Reconozco que no estoy capacitado sicológicamente para precisar los límites del concepto de independencia en lo que se refiera a las actuaciones humanas, que se me diluye en cualquier horizonte, puesto que en todas partes veo interdependencias.
Por eso, y aunque entiendo el atractivo teórico con el que Montesquieu y sus fervientes seguidores han ensalzado el valor de conseguir que las tres funciones básicas de un Estado -legislativo, ejecutivo y judicial, delegadas teóricamente por el dócil pueblo soberano en esos estamentos-, sean independientes, lo he considerado más como un tranquilizador de conciencias que como algo realmente implementable en la sociedad.
No hay misterio.

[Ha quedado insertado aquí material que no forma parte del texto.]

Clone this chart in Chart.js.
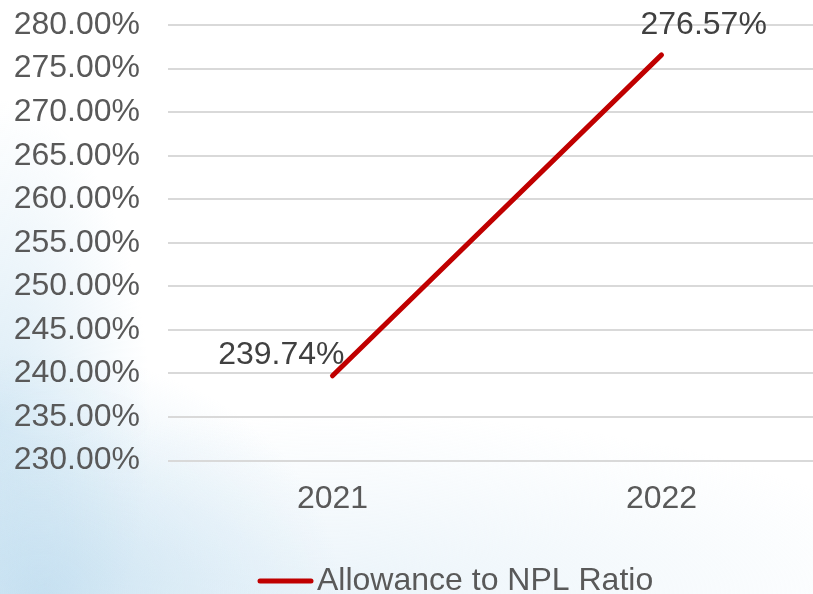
<!DOCTYPE html>
<html>
<head>
<meta charset="utf-8">
<script src="https://cdn.jsdelivr.net/npm/chart.js@4.4.0/dist/chart.umd.min.js"></script>
<style>
  html, body {
    margin: 0;
    padding: 0;
    width: 813px;
    height: 594px;
    overflow: hidden;
  }
  body {
    background:
      radial-gradient(ellipse 300px 240px at 40px 594px, rgba(175, 212, 235, 0.6), rgba(175, 212, 235, 0) 100%),
      radial-gradient(ellipse 150px 320px at 0px 420px, rgba(195, 223, 240, 0.6), rgba(195, 223, 240, 0) 100%),
      radial-gradient(ellipse 600px 180px at 330px 594px, rgba(215, 233, 245, 0.5), rgba(215, 233, 245, 0) 100%),
      #ffffff;
  }
  #wrap {
    position: absolute;
    left: 0;
    top: 0;
    width: 826px;
    height: 594px;
  }
</style>
</head>
<body>
<div id="wrap"><canvas id="ratioChart"></canvas></div>
<script>
// dữ liệu của biểu đồ
const years = ['2021', '2022'];
const allowanceRatio = [239.74, 276.57];
const seriesName = 'Allowance to NPL Ratio';
const yMin = 230;
const yMax = 280;
const yStep = 5;

const fontFamily = '"Liberation Sans", Arial, sans-serif';
const textColor = '#595959';
const lineColor = '#C00000';

// nhãn giá trị cạnh mỗi điểm
const valueLabels = {
    id: 'valueLabels',
    afterDatasetsDraw(chart) {
        const ctx = chart.ctx;
        const meta = chart.getDatasetMeta(0);
        ctx.save();
        ctx.font = '32px ' + fontFamily;
        ctx.fillStyle = '#404040';
        ctx.textBaseline = 'middle';
        meta.data.forEach((pt, i) => {
            const txt = allowanceRatio[i].toFixed(2) + '%';
            if (i === 0) {
                ctx.textAlign = 'right';
                ctx.fillText(txt, pt.x + 12, pt.y - 21);
            } else {
                ctx.textAlign = 'left';
                ctx.fillText(txt, pt.x - 21, pt.y - 30);
            }
        });
        ctx.restore();
    }
};

// chú thích ở dưới
const bottomLegend = {
    id: 'bottomLegend',
    afterDraw(chart) {
        const ctx = chart.ctx;
        const y = 581;
        ctx.save();
        ctx.strokeStyle = lineColor;
        ctx.lineWidth = 5;
        ctx.lineCap = 'round';
        ctx.beginPath();
        ctx.moveTo(260, y);
        ctx.lineTo(311, y);
        ctx.stroke();
        ctx.font = '32px ' + fontFamily;
        ctx.fillStyle = textColor;
        ctx.textAlign = 'left';
        ctx.textBaseline = 'middle';
        ctx.fillText(chart.data.datasets[0].label, 317, y);
        ctx.restore();
    }
};

const ctx = document.getElementById('ratioChart').getContext('2d');
new Chart(ctx, {
    type: 'line',
    data: {
        labels: years,
        datasets: [{
            label: seriesName,
            data: allowanceRatio,
            borderColor: lineColor,
            backgroundColor: lineColor,
            borderWidth: 5,
            borderCapStyle: 'round',
            pointRadius: 0,
            fill: false,
            tension: 0
        }]
    },
    options: {
        responsive: true,
        maintainAspectRatio: false,
        animation: false,
        layout: {
            padding: { top: 25, right: 0, bottom: 57, left: 0 }
        },
        plugins: {
            legend: { display: false },
            tooltip: { enabled: false }
        },
        scales: {
            x: {
                type: 'category',
                offset: true,
                grid: { display: false, drawTicks: false },
                border: { display: false },
                ticks: {
                    color: textColor,
                    font: { family: fontFamily, size: 32 },
                    padding: 19
                }
            },
            y: {
                min: yMin,
                max: yMax,
                grid: { color: '#d9d9d9', lineWidth: 2, drawTicks: false },
                border: { display: false },
                ticks: {
                    stepSize: yStep,
                    autoSkip: false,
                    color: textColor,
                    font: { family: fontFamily, size: 32 },
                    padding: 28,
                    callback: v => v.toFixed(2) + '%'
                },
                afterFit(scale) {
                    scale.width = 168;
                    scale.paddingTop = 0;
                    scale.paddingBottom = 0;
                }
            }
        }
    },
    plugins: [valueLabels, bottomLegend]
});
</script>
</body>
</html>
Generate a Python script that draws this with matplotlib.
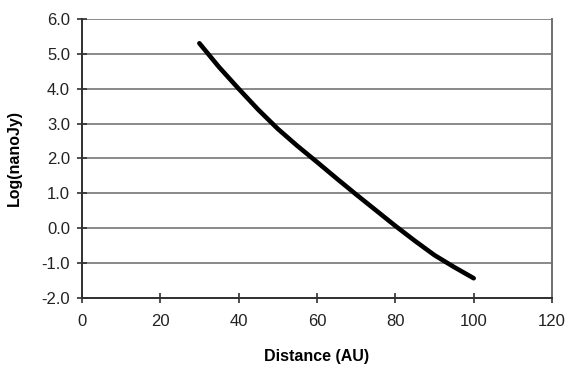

El ser humano vive inmerso en relaciones -positivas como negativas, de amistad, como de odio e incluso indiferencia-, que empañan sus actuaciones en todas las circunstancias de su vida.
En relación con la función/poder judicial, no es preciso siquiera destacar unos cuantos casos particulares para tener por demostrado que la justicia impartida no siempre ha sido, ni será, completamente independiente, sencillamente, porque no puede serlo: algún juez o magistrado, en quién sabe qué lugar, se estará guiando por la posibilidad de ayudar a un familiar o amigo con su inatacable Sentencia, habrá dictado una resolución sin haber leído, ni siquiera de través, los alegatos del letrado que defiende lo contrario de lo que a su ilustrísima le apetece que así sea, o ignorará, a sabiendas, -excelsa incongruencia- la aplicación de una ley o reglamento que hubiera cambiado de raíz el tenor de su fallo.
Que esos casos particulares existan, aunque no sea sencillo verlos detectados, no empaña, sino que permite destacar, el trabajo colectivo de la mayoría de los funcionarios de la Justicia que se esfuerzan, con toga y puñetas, en poner orden jurídico, con la espada no siempre acerada de la parafernalia legal, en las vidas de sus semejantes.
Hecha esta presentación, el lector entenderá que me haya extrañado la facilidad con la que se ha aceptado que el juez instructor del caso Nóos, culpable (es un decir) de haber imputado a la infanta Cristina -entre otros presuntos inocentes, aunque ya algo mancillados, de los que nada indico- es republicano convicto, enemigo de castas, antisistema ejerciente.
Porque resulta que el juez, ahora en jubilación activa, José Castro, titular que fue del Juzgado de Instrucción número 3 de Palma, dictador del Auto del 25 de junio de 2014 que apuntó a las co-responsabilidades de la hermana del Rey Felipe VI, ignorando propuestas fundadas del fiscal Torres y ruido mediático de varios insignes juristas, ha declarado que hubiera aceptado ser cabeza de lista por Podemos si la oferta le hubiera llegado a tiempo, es decir, un par de años antes.
Y es que el dirigente máximo de Podemos, Pablo Iglesias, aunque hoy timonel de un proyecto político en deriva hacia el calor del centro, fue el responsable de haber movido, con su verbo florido, el árbol de la tranquilidad institucional, acusando de incompetencia, corrupción, latrocinio, complacencia y caspas, a todo el orden antiguo, desde el Rey hasta el nivel en donde se quiera hacer terminar ad libitum la casta que domina, hasta ahora al menos, el cotarro hispano.
Si la sorpresa con las motivaciones afectivas de Castro fue grande, la incorporación fehaciente a las listas de Podemos, del magistrado Juan Pedro Yllanes, de la AP de Baleares, que iba a presidir el tribunal que habría de juzgar a la infanta, confirma que hay un núcleo presuntamente antimonárquico en la judicatura insular.
Y supongo que el hábil letrado Roca Junyent habrá tomado nota para solicitar, respetuosamente, la anulación de toda la instrucción, por no estar acreditada la imparcialidad, -más bien al contrario, haberse convertida en sospechosa de sesgo vicioso-, de quien tuvo, entre muchos más legajos, los papeles de Manos Limpias entre las suyas.